Analyse: Wereldleiders vooral gedreven door eigenbelang
China en Rusland hebben samen gewaarschuwd om de ontwikkeling van het nucleaire programma van Noord-Korea niet als excuus te gebruiken om het Amerikaanse raketafweersysteem al in werking te stellen. Dat systeem heeft de VS in Zuid-Korea gestationeerd om het land te beschermen tegen eventuele aanvallen vanuit het noorden. Of Trump naar deze oproep luistert is lang niet zeker.
Tegelijk hebben Moskou en Beijing Noord-Korea opgeroepen zich te houden aan resoluties van de VN waarin het land verboden wordt raketproeven te doen. Of Pyongyang zich daar iets aan gelegen laat liggen, is maar zeer de vraag. Tot nu toe gaat Noord-Korea vooral zijn eigen gang.
Het is niet het enige risicovolle thema in de internationale politiek. Er is meer. De aanslagen van moslimfundamentalisten hebben deze week een en andermaal opnieuw slachtoffers geëist. Groot-Brittannië en Egypte treuren om hun doden. Ondanks de verhoogde waakzaamheid van veiligheids- en politiediensten beseft iedereen dat de terroristen zomaar weer kunnen toeslaan. Het gevoel van veiligheid staat sterk onder druk. Op den duur zullen dergelijke aanslagen ook het vertrouwen in de open westerse democratie schaden. Dat is precies wat terroristen willen bereiken.
Daarnaast zijn er ook langer lopende spanningen. De oorlog in Syrië kan zomaar exploderen tot een immens, bovenregionaal conflict.
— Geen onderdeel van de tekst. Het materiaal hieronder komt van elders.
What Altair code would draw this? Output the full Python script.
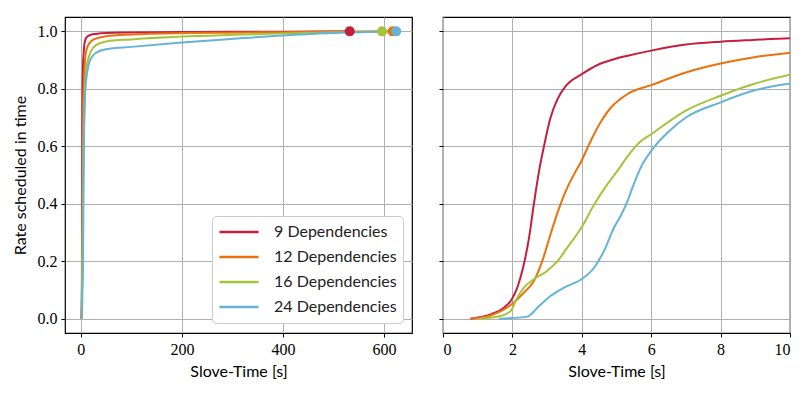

Niet alleen om die oorlog, maar ook om andere redenen staat de relatie tussen Moskou en Washington zwaar onder druk. Verder wordt Turkije onder Erdogan voor de NAVO een steeds groter probleem. De verhouding tussen Amerika en Europa is weliswaar nog heel redelijk, maar was in het verleden duidelijk hartelijker. En vergeet ook niet de spanningen in het Verre Oosten waar China steeds nadrukkelijker eilanden in de internationale wateren claimt.
Nu is het een misvatting te denken dat er in het verleden geen internationale spanningen bestonden. Die waren er wel degelijk. Ouderen zullen zich de crises rond Korea (1953), Hongarije (1956), Cuba (1962) en Tsjecho-Slowakije (1968) herinneren. Vergeet ook de voortdurende conflictsituatie rond Israël niet waarvan sinds 1948 bijna continu sprake was. Beweren dat het vroeger allemaal beter is een wiegeliedje waarvan het deuntje geen slaap meer opwekt, doch alleen ergernis en verveling. Spanningen waren er altijd.
Toch is er verschil. Tot aan het eind van de Koude Oorlog was de wereld redelijk stabiel. De grote machtsblokken hielden elkaar in evenwicht. De wereldleiders lieten zich in het algemeen niet verleiden tot ondoordachte reacties. Er werd soms wel harde taal gesproken, maar meestal werd de stabiliteit van de wereldvrede niet geschaad. Dat is nu anders.
Behalve dat terroristen onvoorspelbaar zijn, zijn er ook politieke leiders die vooral of uitsluitend hun persoonlijk of nationaal belang laten prevaleren. Sommigen regeren niet met het hoofd, maar laten zich leiden door hun gevoel. Dat is bedriegend is voor de wereldvrede. Dat maakt de situatie gevaarlijker dan voorheen.